The truth was that two years on the Nordic Track had equipped me with more endurance and better conditioning than I needed in Vermont. But it did nothing for my cross-country-skiing technique. The machine wasn't designed for that purpose. The conditions on my 12-floor trail were always the same—perfect: no hills, no ice, no trackless snow—so I had visions of striding powerfully through the forest, arms and legs in perfect unison. But a rare midwinter rain and a subsequent freeze had left an icy crust on the snow, and at first I was nearly helpless at coordinating the basic, diagonal stride. When I began to snowplow on the day's steepest downhill, the wooden edges on my skis were far less effective at braking than were the metal ones on the downhill skis I'd used in the past; out of control, I had to bail out in a trail-side drift. But the day ended well. I was conducting an experiment, hurrying up another hill, long and steep, striding effectively, poling hard, and trying vainly to get tired after five hours of cross-country skiing, the first of my life. I was puffing when I reached the top, but I recovered quickly and that night I didn't have a single aching muscle.
On the second morning I decided I was ready to advance to an intermediate lesson. I learned to herringbone and sidestep up hills; to step-turn and snowplow turn; to double-pole down easy grades for more speed; and to brake with my poles. Then, with the sun softening the snow, I skied the day away, practicing my lessons, getting more and more glide with each stride and searching again for fatigue.

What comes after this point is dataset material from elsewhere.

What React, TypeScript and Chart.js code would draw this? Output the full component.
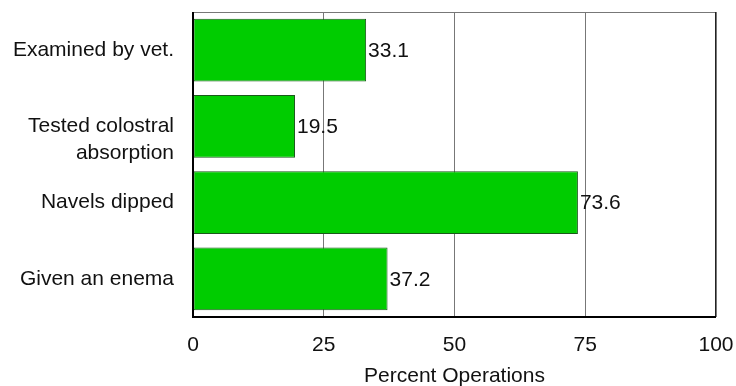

The next day, my last in Vermont, I joined five experienced skiers on a 10-mile "wilderness tour." There was Stan, the group leader from Viking, and two couples from New York, and we headed single-file up a quiet logging road. I held up the rear, gazing at the tops of my skis, wondering how much I'd appreciate a solitary snack of birch bark at 3 a.m., assuming I'd live that long in the sub-zero cold, after being left behind. Then a voice interrupted my reverie: "Do you want to pass me?"
I heard that three more times in the next. 10 minutes, and finally I was close behind Stan. To the rear, four dark specks in the snow inched uphill. We stopped, waiting where the trees closed in and the trail narrowed. A sign, more important in warmer months, stood prominently nearby: ROAD NOT MAINTAINED FOR TRAVEL BEYOND THIS POINT. There I was, a bedroom skier, heading into the unknown. Stan called back, "Bear in this area. See a lot of sign in the fall." We glided on. Pillowy snowdrifts rose beside a half-frozen stream. I thought of my 12th-floor trail, the hiss of Con Ed steam, the head-on view of shiny spots on my bedroom wall—my spatterings of sweat. But I thought, too, of the gold medals I'd won there.
We ate our lunches in a wide, silent valley, full of beaver dams on a boggy brook, now covered with snow but unmistakable. Then we struggled back along the day's most daunting trail. Deep, untracked snow on an icy base blanketed a long uphill. Now my conditioning only helped me to rise when I fell. And fell. I dropped far behind the others, occasionally pausing as I rose to listen for a reassuring echo of conversation from the woods ahead. But finally the couples grew tired, and I caught and led them down a long, gentle grade, only to give way at Stan's "big hill near the end." It looked like a toboggan run, packed down, very narrow and at least 300 yards long, with nowhere to rest and plenty of trees on which to crack a skull. My companions peeled off like kamikaze pilots, and soon they were gathered safely far below, waving me on. I stepped to the edge, started down and was instantly sorry. The trees looked like the view from a moving train. My snowplow wasn't working, so I hurled myself into a drift. I got down the hill that way, alternately spurting out of control and crashing.
And then there was only a mile to go, half of it up a smooth, gentle grade, half of it down. I think I became a skier of sorts in that mile. It was Stan and me again. I strided way out and kicked way back. I dug in and poled efficiently. And I felt the sweat rise. If there's a skier's high, I think I felt that, too. I let 'er rip down the last half mile, and I didn't fall once.
The moon had risen. A hunter stood nearby. Up the valley I could hear his dog, baying after a rabbit. I wanted to stand around for a while. As a local boy had put it once, the woods were lovely, dark and deep. But I had promises to keep, a wedding celebration to attend in Boston that night. So I got into my rented car. I was in the peak of condition—not a twinge, not a bruise—and I drove nonstop for three hours. But once in Boston I was almost unable to get out of my car. The drive was by far my toughest workout of the week. I've come to the conclusion that sitting for long periods, for me, is only slightly more natural than breathing under water. I could barely hobble my way to the dance floor that night.
I'm now waiting for someone to invent a cross-country driving machine.